Exercise
Write every line out verbatim and omit the pictures.

Recorded data

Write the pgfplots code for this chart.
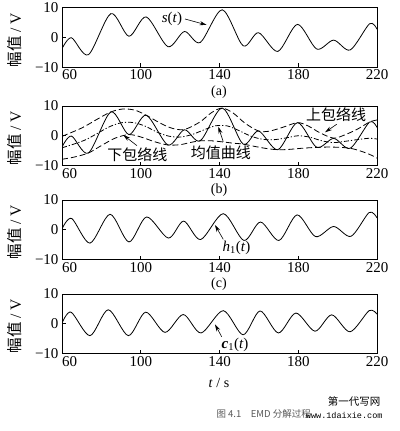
\documentclass[border=0pt]{standalone}
\usepackage{fontspec}
\setmainfont{Liberation Serif}
\setmonofont{Liberation Mono}
\newfontfamily\cjk{Noto Sans CJK SC}
\usepackage{pgfplots}
\pgfplotsset{compat=1.18}
\usetikzlibrary{arrows.meta}

\pgfplotstableread{
t v
60 -3.8
64.8 -0.1
73.4 -5.8
84.8 8.0
94 0.4
102.8 6.9
113.8 -3.1
122.2 2.0
130.2 -1.7
141.4 9.3
152 -2.8
159.8 1.6
169.6 -4.7
179.6 4.4
189.4 -3.9
198 -0.9
206.4 -4.2
216.2 4.6
220 2.8
}\sdata

\pgfplotstableread{
t v
60 -0.2
70 2.6
78 5.6
84.8 8.0
91 9.0
97 8.6
102.8 6.9
110 4.2
116 2.5
122.2 2.1
130 4.6
136 7.8
141.4 9.3
147 7.6
153 4.2
159.8 1.6
165 1.5
172 2.8
179.6 4.4
185 3.3
191 1.0
198 -0.8
204 0.4
210 2.2
216.2 4.6
220 5.3
}\updata

\pgfplotstableread{
t v
60 -7.9
66 -7.2
73.4 -5.8
80 -3.3
87 -0.8
94 0.4
100 -0.4
107 -2.0
113.8 -3.1
120 -3.0
125 -2.3
130.2 -1.7
136 -1.7
142 -2.1
147 -2.5
152 -2.8
158 -3.6
164 -4.3
169.6 -4.7
175 -4.6
182 -4.2
189.4 -3.9
196 -3.8
201 -3.9
206.4 -4.2
211 -5.0
216 -6.2
220 -7.5
}\lodata

\pgfplotstableread{
t v
60 -4.05
66 -2.8
72 -1.35
78 0.8
84 3.0
90 4.35
96 4.45
102 3.3
108 1.3
114 -0.1
120 -0.45
126 0.4
132 1.95
138 3.35
144 3.3
150 1.7
156 -0.15
162 -1.2
168 -1.3
174 -0.7
180 0
186 -0.5
192 -1.7
198 -2.3
204 -1.85
210 -1.3
216 -0.85
220 -1.1
}\meandata

\pgfplotstableread{
t v
60 0.3
64.9 3.8
74.2 -4.5
84.4 5.2
94 -4.1
103 4.3
114 -2.8
121.8 2.9
130.4 -3.3
141.9 5.4
152.4 -3.6
160.8 2.6
170.2 -3.6
179.4 5.0
188.8 -2.3
198 1.1
206.8 -2.2
216 5.8
220 4.0
}\hdata

\pgfplotstableread{
t v
60 0.2
64.6 3.9
74.2 -4.0
83.5 4.7
93.7 -4.0
102.5 3.9
112.3 -2.9
121.6 3.1
130.6 -3.1
141.9 4.4
152 -3.7
160.6 4.3
169.9 -3.1
178.8 3.6
188.5 -2.5
197 3.0
206.3 -2.7
216 4.4
220 3.2
}\cdata

\pgfplotsset{panel/.style={
  scale only axis, width=315pt, height=59.5pt,
  anchor=north west,
  xmin=60, xmax=220, ymin=-10, ymax=10,
  xtick={60,100,140,180,220}, xticklabels={\phantom{00}60,100,140,180,220},
  ytick={-10,0,10}, yticklabels={−10,0,10},
  tick align=inside, xtick pos=left, ytick pos=left,
  major tick length=4pt,
  tick style={black, line width=0.6pt},
  axis line style={line width=0.7pt},
  ticklabel style={font=\fontsize{15}{15}\selectfont},
  yticklabel style={xshift=0pt},
  xticklabel style={yshift=1pt},
  clip mode=individual,
  cycle list={{black}},
  every axis plot/.append style={line width=0.8pt, black, smooth, no marks},
}}
\tikzset{ann/.style={-{Stealth[length=7pt,width=4pt]}, line width=0.6pt}}

\begin{document}
\begin{tikzpicture}
\path[use as bounding box] (0,0) rectangle (399pt,-431pt);

% (a)
\begin{axis}[panel, at={(62pt,-7.7pt)}]
\addplot[black] table[x=t,y=v] {\sdata};
\node[font=\fontsize{15}{15}\selectfont] at (axis cs:115.9,6.4) {\textit{s}(\textit{t})};
\draw[ann] (axis cs:122.5,6.2) -- (axis cs:133.5,4.2);
\end{axis}

% (b)
\begin{axis}[panel, at={(62pt,-106pt)}]
\addplot[black] table[x=t,y=v] {\sdata};
\addplot[black, dash pattern=on 6pt off 3pt] table[x=t,y=v] {\updata};
\addplot[black, dash pattern=on 6pt off 3pt] table[x=t,y=v] {\lodata};
\addplot[black, dash pattern=on 5pt off 2pt on 1.2pt off 2pt] table[x=t,y=v] {\meandata};
\node[font=\cjk\fontsize{15}{15}\selectfont] at (axis cs:199.2,7.0) {上包络线};
\draw[ann] (axis cs:199.5,3.85) -- (axis cs:193.6,1.16);
\node[font=\cjk\fontsize{15}{15}\selectfont] at (axis cs:98.3,-6.47) {下包络线};
\draw[ann] (axis cs:98.1,-3.34) -- (axis cs:91.1,0.25);
\node[font=\cjk\fontsize{15}{15}\selectfont] at (axis cs:140.75,-5.8) {均值曲线};
\draw[ann] (axis cs:141.9,-2.0) -- (axis cs:139.4,3.04);
\end{axis}

% (c)
\begin{axis}[panel, at={(62pt,-200pt)}]
\addplot[black] table[x=t,y=v] {\hdata};
\node[font=\fontsize{15}{15}\selectfont] at (axis cs:148.6,-6.13) {\textit{h}\textsubscript{1}(\textit{t})};
\draw[ann] (axis cs:141.9,-3.2) -- (axis cs:137.7,1.6);
\end{axis}

% (d)
\begin{axis}[panel, at={(62pt,-294pt)}]
\addplot[black] table[x=t,y=v] {\cdata};
\node[font=\fontsize{15}{15}\selectfont] at (axis cs:147.9,-7.1) {\textbf{\textit{c}}\textsubscript{1}(\textit{t})};
\draw[ann] (axis cs:141.1,-4.35) -- (axis cs:137.7,-0.2);
\end{axis}

% y labels
\foreach \yc in {40,138,232,326}{
  \node[rotate=90, font=\fontsize{15.5}{15.5}\selectfont] at (15pt,-\yc pt) {{\cjk 幅值} / V};
}
% sub-captions
\node[font=\fontsize{14}{14}\selectfont] at (219pt,-92pt) {(a)};
\node[font=\fontsize{14}{14}\selectfont] at (219pt,-190pt) {(b)};
\node[font=\fontsize{14}{14}\selectfont] at (219pt,-284.5pt) {(c)};
\node[font=\fontsize{14}{14}\selectfont] at (219pt,-383pt) {\textit{t} / s};
% caption and watermark
\node[font=\cjk\fontsize{9.5}{9.5}\selectfont, text=black!65, anchor=west] at (213pt,-414pt) {图 4.1\quad EMD 分解过程};
\node[font=\cjk\fontsize{10.5}{10.5}\selectfont, anchor=east] at (384pt,-401pt) {第一代写网};
\node[font=\ttfamily\fontsize{8.5}{8.5}\selectfont, anchor=east] at (386pt,-415pt) {www.1daixie.com};
\end{tikzpicture}
\end{document}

Result
Write the pgfplots code for this chart.
\documentclass[border=0pt]{standalone}
\usepackage{fontspec}
\setmainfont{Liberation Serif}
\setmonofont{Liberation Mono}
\newfontfamily\cjk{Noto Sans CJK SC}
\usepackage{pgfplots}
\pgfplotsset{compat=1.18}
\usetikzlibrary{arrows.meta}

\pgfplotstableread{
t v
60 -3.8
64.8 -0.1
73.4 -5.8
84.8 8.0
94 0.4
102.8 6.9
113.8 -3.1
122.2 2.0
130.2 -1.7
141.4 9.3
152 -2.8
159.8 1.6
169.6 -4.7
179.6 4.4
189.4 -3.9
198 -0.9
206.4 -4.2
216.2 4.6
220 2.8
}\sdata

\pgfplotstableread{
t v
60 -0.2
70 2.6
78 5.6
84.8 8.0
91 9.0
97 8.6
102.8 6.9
110 4.2
116 2.5
122.2 2.1
130 4.6
136 7.8
141.4 9.3
147 7.6
153 4.2
159.8 1.6
165 1.5
172 2.8
179.6 4.4
185 3.3
191 1.0
198 -0.8
204 0.4
210 2.2
216.2 4.6
220 5.3
}\updata

\pgfplotstableread{
t v
60 -7.9
66 -7.2
73.4 -5.8
80 -3.3
87 -0.8
94 0.4
100 -0.4
107 -2.0
113.8 -3.1
120 -3.0
125 -2.3
130.2 -1.7
136 -1.7
142 -2.1
147 -2.5
152 -2.8
158 -3.6
164 -4.3
169.6 -4.7
175 -4.6
182 -4.2
189.4 -3.9
196 -3.8
201 -3.9
206.4 -4.2
211 -5.0
216 -6.2
220 -7.5
}\lodata

\pgfplotstableread{
t v
60 -4.05
66 -2.8
72 -1.35
78 0.8
84 3.0
90 4.35
96 4.45
102 3.3
108 1.3
114 -0.1
120 -0.45
126 0.4
132 1.95
138 3.35
144 3.3
150 1.7
156 -0.15
162 -1.2
168 -1.3
174 -0.7
180 0
186 -0.5
192 -1.7
198 -2.3
204 -1.85
210 -1.3
216 -0.85
220 -1.1
}\meandata

\pgfplotstableread{
t v
60 0.3
64.9 3.8
74.2 -4.5
84.4 5.2
94 -4.1
103 4.3
114 -2.8
121.8 2.9
130.4 -3.3
141.9 5.4
152.4 -3.6
160.8 2.6
170.2 -3.6
179.4 5.0
188.8 -2.3
198 1.1
206.8 -2.2
216 5.8
220 4.0
}\hdata

\pgfplotstableread{
t v
60 0.2
64.6 3.9
74.2 -4.0
83.5 4.7
93.7 -4.0
102.5 3.9
112.3 -2.9
121.6 3.1
130.6 -3.1
141.9 4.4
152 -3.7
160.6 4.3
169.9 -3.1
178.8 3.6
188.5 -2.5
197 3.0
206.3 -2.7
216 4.4
220 3.2
}\cdata

\pgfplotsset{panel/.style={
  scale only axis, width=315pt, height=59.5pt,
  anchor=north west,
  xmin=60, xmax=220, ymin=-10, ymax=10,
  xtick={60,100,140,180,220}, xticklabels={\phantom{00}60,100,140,180,220},
  ytick={-10,0,10}, yticklabels={−10,0,10},
  tick align=inside, xtick pos=left, ytick pos=left,
  major tick length=4pt,
  tick style={black, line width=0.6pt},
  axis line style={line width=0.7pt},
  ticklabel style={font=\fontsize{15}{15}\selectfont},
  yticklabel style={xshift=0pt},
  xticklabel style={yshift=1pt},
  clip mode=individual,
  cycle list={{black}},
  every axis plot/.append style={line width=0.8pt, black, smooth, no marks},
}}
\tikzset{ann/.style={-{Stealth[length=7pt,width=4pt]}, line width=0.6pt}}

\begin{document}
\begin{tikzpicture}
\path[use as bounding box] (0,0) rectangle (399pt,-431pt);

% (a)
\begin{axis}[panel, at={(62pt,-7.7pt)}]
\addplot[black] table[x=t,y=v] {\sdata};
\node[font=\fontsize{15}{15}\selectfont] at (axis cs:115.9,6.4) {\textit{s}(\textit{t})};
\draw[ann] (axis cs:122.5,6.2) -- (axis cs:133.5,4.2);
\end{axis}

% (b)
\begin{axis}[panel, at={(62pt,-106pt)}]
\addplot[black] table[x=t,y=v] {\sdata};
\addplot[black, dash pattern=on 6pt off 3pt] table[x=t,y=v] {\updata};
\addplot[black, dash pattern=on 6pt off 3pt] table[x=t,y=v] {\lodata};
\addplot[black, dash pattern=on 5pt off 2pt on 1.2pt off 2pt] table[x=t,y=v] {\meandata};
\node[font=\cjk\fontsize{15}{15}\selectfont] at (axis cs:199.2,7.0) {上包络线};
\draw[ann] (axis cs:199.5,3.85) -- (axis cs:193.6,1.16);
\node[font=\cjk\fontsize{15}{15}\selectfont] at (axis cs:98.3,-6.47) {下包络线};
\draw[ann] (axis cs:98.1,-3.34) -- (axis cs:91.1,0.25);
\node[font=\cjk\fontsize{15}{15}\selectfont] at (axis cs:140.75,-5.8) {均值曲线};
\draw[ann] (axis cs:141.9,-2.0) -- (axis cs:139.4,3.04);
\end{axis}

% (c)
\begin{axis}[panel, at={(62pt,-200pt)}]
\addplot[black] table[x=t,y=v] {\hdata};
\node[font=\fontsize{15}{15}\selectfont] at (axis cs:148.6,-6.13) {\textit{h}\textsubscript{1}(\textit{t})};
\draw[ann] (axis cs:141.9,-3.2) -- (axis cs:137.7,1.6);
\end{axis}

% (d)
\begin{axis}[panel, at={(62pt,-294pt)}]
\addplot[black] table[x=t,y=v] {\cdata};
\node[font=\fontsize{15}{15}\selectfont] at (axis cs:147.9,-7.1) {\textbf{\textit{c}}\textsubscript{1}(\textit{t})};
\draw[ann] (axis cs:141.1,-4.35) -- (axis cs:137.7,-0.2);
\end{axis}

% y labels
\foreach \yc in {40,138,232,326}{
  \node[rotate=90, font=\fontsize{15.5}{15.5}\selectfont] at (15pt,-\yc pt) {{\cjk 幅值} / V};
}
% sub-captions
\node[font=\fontsize{14}{14}\selectfont] at (219pt,-92pt) {(a)};
\node[font=\fontsize{14}{14}\selectfont] at (219pt,-190pt) {(b)};
\node[font=\fontsize{14}{14}\selectfont] at (219pt,-284.5pt) {(c)};
\node[font=\fontsize{14}{14}\selectfont] at (219pt,-383pt) {\textit{t} / s};
% caption and watermark
\node[font=\cjk\fontsize{9.5}{9.5}\selectfont, text=black!65, anchor=west] at (213pt,-414pt) {图 4.1\quad EMD 分解过程};
\node[font=\cjk\fontsize{10.5}{10.5}\selectfont, anchor=east] at (384pt,-401pt) {第一代写网};
\node[font=\ttfamily\fontsize{8.5}{8.5}\selectfont, anchor=east] at (386pt,-415pt) {www.1daixie.com};
\end{tikzpicture}
\end{document}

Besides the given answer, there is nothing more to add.